Oil prices staying at $122 per barrel will cost the Egyptian budget $7.2 billion, Egyptian Finance Minister has told CNBC Arabia.
Egypt’s Finance Minister Mohamed Maait said Sunday that higher global wheat prices and pressure on the Egyptian pound would burden the government with an additional $3 billion, CNBC Arabia reported.
Egypt will need around USD 10 bn next fiscal year for wheat and oil, and the country could face an extra USD 10.2 bn burden next fiscal year if wheat and oil prices remain at their current high price, Mohamed Maait said in anterview with CNBC Arabia .

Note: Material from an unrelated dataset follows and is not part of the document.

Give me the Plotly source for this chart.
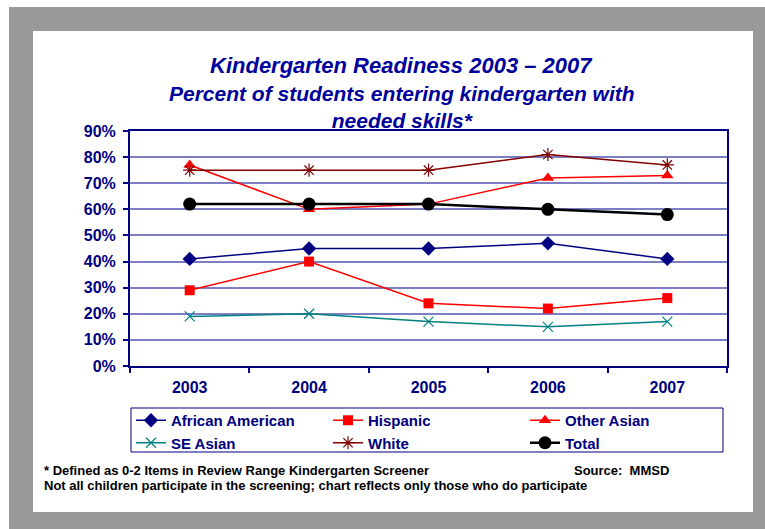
import plotly.graph_objects as go

# ---- data -------------------------------------------------------------
years = ["2003", "2004", "2005", "2006", "2007"]

african_american = [41, 45, 45, 47, 41]
hispanic = [29, 40, 24, 22, 26]
other_asian = [77, 60, 62, 72, 73]
se_asian = [19, 20, 17, 15, 17]
white = [75, 75, 75, 81, 77]
total = [62, 62, 62, 60, 58]

y_ticks = [0, 10, 20, 30, 40, 50, 60, 70, 80, 90]
y_tick_labels = [f"{v}%" for v in y_ticks]

# ---- page geometry (pixels) ------------------------------------------
W, H = 765, 529
L, R, T, B = 130, 727, 131, 366          # plot area edges
PW, PH = R - L, B - T

def fx(x):
    return (x - L) / PW

def fy(y):
    return (B - y) / PH

FONT = "Liberation Sans, Arial, sans-serif"
NAVY = "#000080"
TITLE_BLUE = "#00009c"

series = [
    ("African American", african_american, NAVY, "diamond", 11, 1.5),
    ("Hispanic", hispanic, "#ff0000", "square", 10, 1.5),
    ("Other Asian", other_asian, "#ff0000", "triangle-up", 11, 1.5),
    ("SE Asian", se_asian, "#008080", "x-thin", 10, 1.5),
    ("White", white, "#800000", "asterisk", 11, 1.5),
    ("Total", total, "#000000", "circle", 13, 2.5),
]

fig = go.Figure()
for name, vals, color, sym, size, lw in series:
    open_sym = sym in ("x-thin", "asterisk")
    fig.add_trace(go.Scatter(
        x=years, y=vals, name=name, mode="lines+markers",
        line=dict(color=color, width=lw),
        marker=dict(symbol=sym, size=size, color=color,
                    line=dict(color=color, width=1.2 if open_sym else 0)),
    ))

shapes = [
    # gray frame and white panel behind the chart
    dict(type="rect", xref="paper", yref="paper", layer="below",
         x0=fx(9), x1=fx(W + 5), y0=fy(7), y1=fy(H + 5),
         fillcolor="#999999", line=dict(width=0)),
    dict(type="rect", xref="paper", yref="paper", layer="below",
         x0=fx(33), x1=fx(753), y0=fy(31), y1=fy(512),
         fillcolor="#ffffff", line=dict(width=0)),
    # frame around the legend entries
    dict(type="rect", xref="paper", yref="paper", layer="below",
         x0=fx(131), x1=fx(723), y0=fy(408), y1=fy(452),
         fillcolor="rgba(0,0,0,0)", line=dict(color=NAVY, width=1)),
]

annotations = [
    dict(text="<b><i>Kindergarten Readiness 2003 \u2013 2007</i></b>",
         x=fx(401), y=fy(65), xref="paper", yref="paper",
         xanchor="center", yanchor="middle", showarrow=False,
         font=dict(family=FONT, size=22, color=TITLE_BLUE)),
    dict(text="<b><i>Percent of students entering kindergarten with<br>needed skills*</i></b>",
         x=fx(402), y=fy(107), xref="paper", yref="paper",
         xanchor="center", yanchor="middle", showarrow=False,
         font=dict(family=FONT, size=21, color=TITLE_BLUE)),
    dict(text="<b>* Defined as 0-2 Items in Review Range Kindergarten Screener</b>",
         x=fx(42), y=fy(470), xref="paper", yref="paper",
         xanchor="left", yanchor="middle", showarrow=False,
         font=dict(family=FONT, size=13, color="#000000")),
    dict(text="<b>Source:&nbsp; MMSD</b>",
         x=fx(572), y=fy(470), xref="paper", yref="paper",
         xanchor="left", yanchor="middle", showarrow=False,
         font=dict(family=FONT, size=13, color="#000000")),
    dict(text="<b>Not all children participate in the screening; chart reflects only those who do participate</b>",
         x=fx(42), y=fy(485), xref="paper", yref="paper",
         xanchor="left", yanchor="middle", showarrow=False,
         font=dict(family=FONT, size=13, color="#000000")),
]

fig.update_layout(
    width=W, height=H,
    margin=dict(l=L, r=W - R, t=T, b=H - B, pad=0),
    paper_bgcolor="#ffffff", plot_bgcolor="rgba(0,0,0,0)",
    font=dict(family=FONT, color=NAVY),
    shapes=shapes, annotations=annotations,
    showlegend=True,
    legend=dict(
        orientation="h", x=fx(131), y=fy(404), xanchor="left", yanchor="top",
        borderwidth=0, bgcolor="rgba(0,0,0,0)",
        entrywidth=152, entrywidthmode="pixels",
        font=dict(family=FONT, size=15, color=NAVY, weight="bold"),
        itemwidth=30, traceorder="normal",
    ),
    xaxis=dict(
        type="category", range=[-0.5, 4.5], tickson="boundaries",
        ticks="outside", ticklen=5, tickcolor=NAVY, tickwidth=1.5,
        showline=True, linecolor=NAVY, linewidth=2, mirror=True,
        showgrid=False, zeroline=False,
        tickfont=dict(family=FONT, size=16, color=NAVY, weight="bold"),
        ticklabelstandoff=6,
    ),
    yaxis=dict(
        range=[0, 90], tickmode="array", tickvals=y_ticks, ticktext=y_tick_labels,
        ticks="outside", ticklen=5, tickcolor=NAVY, tickwidth=1.5,
        showline=True, linecolor=NAVY, linewidth=2, mirror=True,
        showgrid=True, gridcolor="#7e7ec4", gridwidth=1.5, zeroline=False,
        tickfont=dict(family=FONT, size=16, color=NAVY, weight="bold"),
        ticklabelstandoff=4,
    ),
)

fig.write_html("out.html")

Talking about the wheat bill, Maait said some USD 3 bn more would be needed for imported wheat in FY 2022-2023, split equally between public and private purchases. Maait puts current prices at around USD 500 per ton — around double the upper range of what wheat had cost us on the international markets before the recent price squeeze, he says.
Multiply the USD 250-per ton difference by around 12 mn tons we import in a year (split equally between public and private-sector purchases) for the USD 3 bn figure.
On oil, Maait said he estimates that additional oil import costs could come in at around USD 7.2 bn.
“It’s the same story as with wheat — prices have doubled on the USD 60/bbl price that the government had penciled in for this fiscal year. We import around 120 mn barrels of oil a year, making for an EGP 7.2 bn additional annual cost. Brent crude closed at USD 122 per barrel yesterday,” he said .
The Egyptian government has already estimated rising global wheat prices on the back of the war to cost it an additional EGP 15 bn this fiscal year, penciling in the cost at around USD 350 per ton. We should get clarity on when the budget for this fiscal year closes, estimated sometime in the coming months, Maait said.
According to Maait, the rising wheat prices don’t only add an additional burden on the state budget, but pressure prices in the wider market and the local currency.
The figures are higher than those penciled in for the draft FY2022-2023 budget, which is currently making its way through the House of Representatives.
The budget assumes an average price of USD 330 per ton of wheat (up from USD 255 this fiscal year), and USD 80 per barrel of oil — estimates that came in for criticism from some MPs as leading to unrealistically low allocations for state purchases in the budget.
The allocations are tentative and could still be changed up until the budget is passed, most likely before the new fiscal year begins in July.
“War in Ukraine has sent commodities prices rocketing — and we’re particularly vulnerable to the impacts,” Maait said.
As the world’s largest importer of wheat, Egyptians usually source north of 80% of our grain imports from Russia and Ukraine. Egypt is also a net oil importer, leaving the country vulnerable to the price squeeze that began as a result of a demand-supply imbalance during the post-pandemic recovery and has been exacerbated by the war, which has seen Europe pledge to wean itself off Russian fossil fuels.
Maait alleged that this crisis is not the result of “interior politics” but because of international market price hikes in wheat ang energy.
Meanwhile, some 63k tons of French wheat has landed at Red Sea’s Safaga Port, according to Al Masry Al Youm newspaper.
The shipment is part of the 350k tons of wheat from France, Russia, and Bulgaria that GASC bought in April, in its first tender since war broke out in Europe’s breadbasket.
Egypt has been suffering from a shortage of foreign currency since the coronavirus pandemic chased away many tourists, international portfolio investors withdrew funds and the Ukrainian crisis pushed up commodity import prices.